Emails also show that Meena’s agents told Boyden and others that they started construction in order to take advantage of a “window of opportunity” to get the tanks in the ground rather than “wait for months” for the workers to be available again.
The cease-and-desist order halted the installation of underground gasoline storage tanks but did not address the store. Boyden told Meena, with the Select Board’s approval, that the company could operate the store while it applied for approval to pump gas, even while the construction cease-and-desist order was in effect, according to publicly-released emails.

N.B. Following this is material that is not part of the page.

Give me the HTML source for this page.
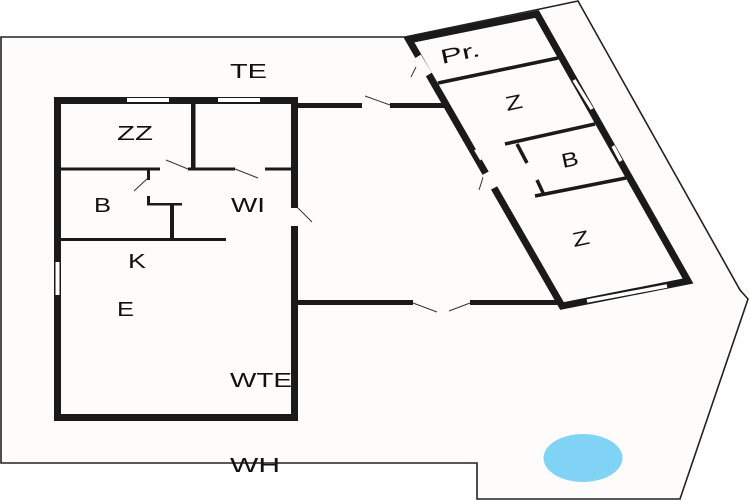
<!DOCTYPE html>
<html><head><meta charset="utf-8"><style>
html,body{margin:0;padding:0;background:#fff;}
svg{display:block;}
text{font-family:"Liberation Sans",sans-serif;font-size:20px;fill:#111;}
</style></head><body>
<svg width="750" height="500" viewBox="0 0 750 500" xmlns="http://www.w3.org/2000/svg">
<rect width="750" height="500" fill="#fff"/>
<polygon points="1,37 405,37 540,9 578,1 740,290 748,299 680,499 477,499 477,463 1,463" fill="#fdfcfa" stroke="#222" stroke-width="1.6"/>
<rect x="57.5" y="100.5" width="237" height="317" fill="#fdfcfa" stroke="#1a1a1a" stroke-width="7"/>
<rect x="127" y="98" width="42" height="4" fill="#fff"/>
<rect x="218" y="98" width="42" height="4" fill="#fff"/>
<rect x="55.5" y="262" width="4" height="33" fill="#fff"/>
<rect x="290" y="208" width="9" height="18" fill="#fdfcfa"/>
<line x1="298" y1="208" x2="312" y2="222" stroke="#333" stroke-width="1"/>
<g fill="#1a1a1a">
<rect x="191" y="104" width="4.5" height="66"/>
<rect x="61" y="167.5" width="99" height="3"/>
<rect x="188" y="167.5" width="47" height="3"/>
<rect x="265" y="167.5" width="26" height="3"/>
<rect x="147" y="170" width="3" height="10"/>
<rect x="147" y="196" width="3" height="9"/>
<rect x="147" y="203" width="35" height="2.5"/>
<rect x="170" y="204" width="4" height="36"/>
<rect x="61" y="238" width="165" height="3"/>
</g>
<g stroke="#333" stroke-width="1" fill="none">
<line x1="166" y1="160" x2="188" y2="169"/>
<line x1="235" y1="169" x2="258" y2="178"/>
<line x1="148" y1="178" x2="134" y2="191"/>
<line x1="416" y1="67" x2="411" y2="77"/>
<line x1="365" y1="96" x2="390" y2="105"/>
<line x1="478" y1="154" x2="494" y2="144"/>
<line x1="486" y1="168" x2="479" y2="190"/>
<line x1="507" y1="196" x2="533" y2="206"/>
<line x1="527" y1="163" x2="547" y2="175"/>
<line x1="413" y1="303" x2="437" y2="312"/>
<line x1="470" y1="303" x2="449" y2="311"/>
</g>
<rect x="298" y="103" width="64" height="5" fill="#1a1a1a"/>
<rect x="390" y="103" width="55" height="5" fill="#1a1a1a"/>
<rect x="298" y="300" width="115" height="5" fill="#1a1a1a"/>
<rect x="470" y="300" width="88" height="5" fill="#1a1a1a"/>
<polygon points="409,40 537,14 688,281 562,306" fill="#fdfcfa" stroke="#1a1a1a" stroke-width="7" stroke-linejoin="miter"/>
<g stroke="#1a1a1a" stroke-width="3.5">
<line x1="438" y1="83" x2="558" y2="58"/>
<line x1="505" y1="144" x2="595" y2="124"/>
<line x1="535" y1="196" x2="626" y2="178"/>
<line x1="517" y1="144" x2="527" y2="163"/>
<line x1="537" y1="180" x2="544" y2="195"/>
</g>
<g stroke="#fdfcfa" stroke-width="9">
<line x1="417" y1="57" x2="428" y2="75"/>
<line x1="478" y1="148" x2="484" y2="158"/>
<line x1="486" y1="173" x2="494" y2="188"/>
</g>
<g stroke="#fff" stroke-width="3.5">
<line x1="574" y1="80" x2="592" y2="109"/>
<line x1="613" y1="146" x2="621" y2="161"/>
<line x1="587" y1="301" x2="667" y2="286"/>
</g>
<ellipse cx="583" cy="458" rx="39.5" ry="24" fill="#80d3f5"/>
<g lengthAdjust="spacingAndGlyphs">
<text x="230" y="78" textLength="37" lengthAdjust="spacingAndGlyphs">TE</text>
<text x="117" y="140" textLength="36" lengthAdjust="spacingAndGlyphs">ZZ</text>
<text x="94" y="212" textLength="17" lengthAdjust="spacingAndGlyphs">B</text>
<text x="231" y="212" textLength="34" lengthAdjust="spacingAndGlyphs">WI</text>
<text x="128" y="268" textLength="18" lengthAdjust="spacingAndGlyphs">K</text>
<text x="117" y="316" textLength="17" lengthAdjust="spacingAndGlyphs">E</text>
<text x="230" y="387" textLength="62" lengthAdjust="spacingAndGlyphs">WTE</text>
<text x="230" y="472" textLength="50" lengthAdjust="spacingAndGlyphs">WH</text>
<text transform="translate(442,64) rotate(-12)" textLength="40" lengthAdjust="spacingAndGlyphs">Pr.</text>
<text transform="translate(507,111) rotate(-12)" textLength="17" lengthAdjust="spacingAndGlyphs">Z</text>
<text transform="translate(563,168) rotate(-12)" textLength="17" lengthAdjust="spacingAndGlyphs">B</text>
<text transform="translate(574,247) rotate(-12)" textLength="17" lengthAdjust="spacingAndGlyphs">Z</text>
</g>
</svg>
</body></html>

Attorney Johnson said Meena operated the store on a “limited” basis to serve the construction workers until the cease-and-desist order was issued on May 13, 2021 and the workers left. The closure date Johnson cited is later than what has previously been reported, but still means the store has been closed for more than two years.
At last week’s Planning Board hearing, Attorney Biron Bedard, representing Meena’s abutting property owners, asked for a stay in the proceedings until the discontinued use issue can be resolved or the store is added to the site plan, a request Johnson called a “red herring” designed to stall the process.
Planning Board attorney Chris Boldt, who said he has known Zoning Officer Boyden for years, said the discontinued use question is a zoning issue for the ZBA, not an issue for the Planning Board. He said whether or not the rescinded letter is appealed, the Planning Board’s review process should continue.
With the concurrence of Planning Board Chair George Bull, the issue was tabled at the hearing.
This is not the first time that discontinued use, as defined in Section 703 of the ordinance, has figured in Meena’s legal proceedings. It became part of the evaluation process of the developer’s application to the ZBA for a variance to override the prohibition against gas stations in the town’s Groundwater Protection District.
At the ZBA’s request, Town Counsel Serge advised the board in an email that the previous gas station at the site, which was closed in 2015, became a discontinued use—that is, abandoned in a legal sense—after two years.
“The automobile service station use ceased to operate more than 2 years prior and, regardless of the reason for the operation ceasing, that use was abandoned,” Serge wrote to then-ZBA Chair Theresa Swanick.
Serge’s email became the basis of the board’s determination that pumping gas at the site was no longer grandfathered.